The Bible emphasizes that it is essential for our teaching to be in a very bold and straightforward manner, and preaching must be in strict compliance with the Bible. The early church received a great deal of teaching, and the Bible describes the instruction done then and that which is necessary today.

Note what Paul said to the Ephesian elders in Acts 20:20-21 in his farewell message to them. He said, “…how I kept back nothing that was helpful, but proclaimed it to you, and taught you publicly and from house to house, testifying to Jews, and also to Greeks, repentance toward God and faith toward our Lord Jesus Christ.” Later, he said he was pure from the blood of all men because he had not failed to declare to them the “whole counsel of God” (Acts 20:26-27).

In Jerusalem, the Jewish rulers were threatening the early disciples for preaching God’s Word.
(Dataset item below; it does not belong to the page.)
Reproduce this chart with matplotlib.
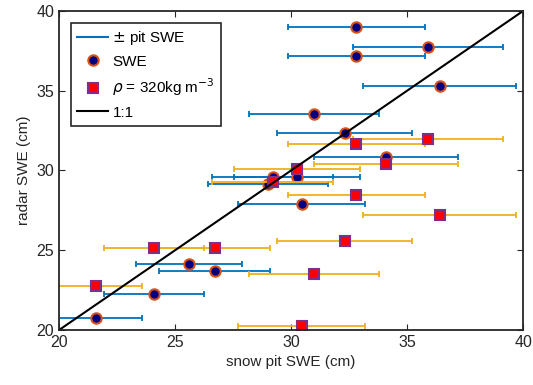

They prayed to God that He would grant unto them “boldness” to speak His Word (Acts 4:29).

Later, Paul told a young preacher (Timothy), in 2 Timothy 4:2, he was to “Preach the word! Be ready in season and out of season. Convince, rebuke, exhort, with all longsuffering and teaching.” He also told him he was not to preach anything contrary to sound doctrine (I Tim. 1:10), and he was to take heed to himself and to his doctrine (I Tim. 4:16).

Many years before, God told Jonah, he was to go to Nineveh and preach “the message that I tell you.”

Today, we must preach the message, straightforwardly and clearly, revealed in the Scriptures to a lost and dying world.